How to Use SFF Funding For Your FARM
Imagine the sun doing double duty on your farm by growing your agricultural products while also powering your equipment and infrastructure. Installing solar power solutions is a bonus for your bottom line.
Get direct funding & assistance for your farm’s solar projects
The Appalachian Solar Finance Fund https://solarfinancefund.org/index.php/how-it-works/ jump-starts emerging local solar markets in Central Appalachia through competitive grant funding and technical assistance.
Commercial farms and agricultural businesses in Central Appalachia are encouraged to apply for technical assistance support from SFF to build their next solar project.
Nonprofit farms and other public institutions can apply for a direct grant sub-award to offset up to 20% of the total project cost. If you have a BIG dream, let us know! The SFF can help get your solar project off the ground by unlocking funding and financing opportunities for high-need, high-impact projects.
Do you need short-term solar financing?
The Inflation Reduction Act of 2022 (IRA) significantly expands federal funding support for solar energy on farms in two ways: It extends and expands the federal Solar Investment Tax Credit (ITC) to offset 30% of a solar project’s total cost; and it greatly increases funding to the USDA Rural Energy for America Program (REAP), allowing that agency to raise its REAP grant cost share from 25% to 40% of total project cost.
Given these major new developments in federal funding support for solar energy, the SFF anticipates an increased need for short-term solar financing to cover the time gap between project construction and reimbursement of federal tax credits and USDA grant payments. To fill this gap, the SFF can provide short-term bridge loans for solar projects on local anchor institutions via our partner organization, regional blended capital platform Invest Appalachia (IA).
The SFF and IA also have developed a flexible suite of solar credit enhancements to help leverage large-scale repayable investment into promising solar projects that face financing obstacles related to risk migration, cost of capital, or timing of investment. Products include unsecured zero-interest loans, interest-rate buy-downs, and loan guarantees. They are expected to be repaid but are designed to absorb risk and/or cost to help secure the overall capital stack for an impactful project.
Get inspired! How could these solar projects help your agricultural business?
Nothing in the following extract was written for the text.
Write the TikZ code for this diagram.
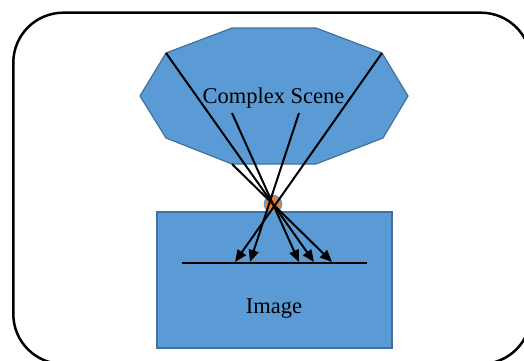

- Solar-powered fence charging, water pumping, greenhouse fans, or irrigation equipment
- Solar + storage for emergency backup power
- Co-location of ground-mounted solar arrays + crops or grazing pasture = “agrivoltaics” https://www.climatehubs.usda.gov/hubs/northeast/topic/agrivoltaics-coming-soon-farm-near-you
Apply for funding or technical support for solar projects
With so many funding and financing solutions, why not dream up a solar project for your farm today? The SFF accepts applications on a rolling basis. Get all the details here – https://solarfinancefund.org/index.php/apply/.
GRANTEE HIGHLIGHT
New Roots Community Farm https://www.newrootscommunityfarm.com/whowe is a diversified, women-led nonprofit farm in Fayetteville, West Virginia. New Roots serves as a local food aggregation and distribution site and provides various community engagement, training, and educational opportunities. New Roots Community Farm uses its acreage as an agricultural resource center, demonstrating best practices in technical production and farm operations to increase Appalachian small-farm viability.
The SFF provided funding for a 13-kW roof-mounted solar array at New Roots’ production and processing facility. This on-site solar energy generation will save the farm $52,000 in lifetime energy costs.
“The Appalachian Solar Finance Fund made New Roots Community Farm’s renewable energy capital improvement project a reality by providing the last bit of funding needed to install a 13 kW rooftop solar array, allowing us to demonstrate how renewables are a feasible part of diversified small-farm enterprises in West Virginia and Central Appalachia,” said Gabe Peña, New Root’s Co-Director/Director of Program Development.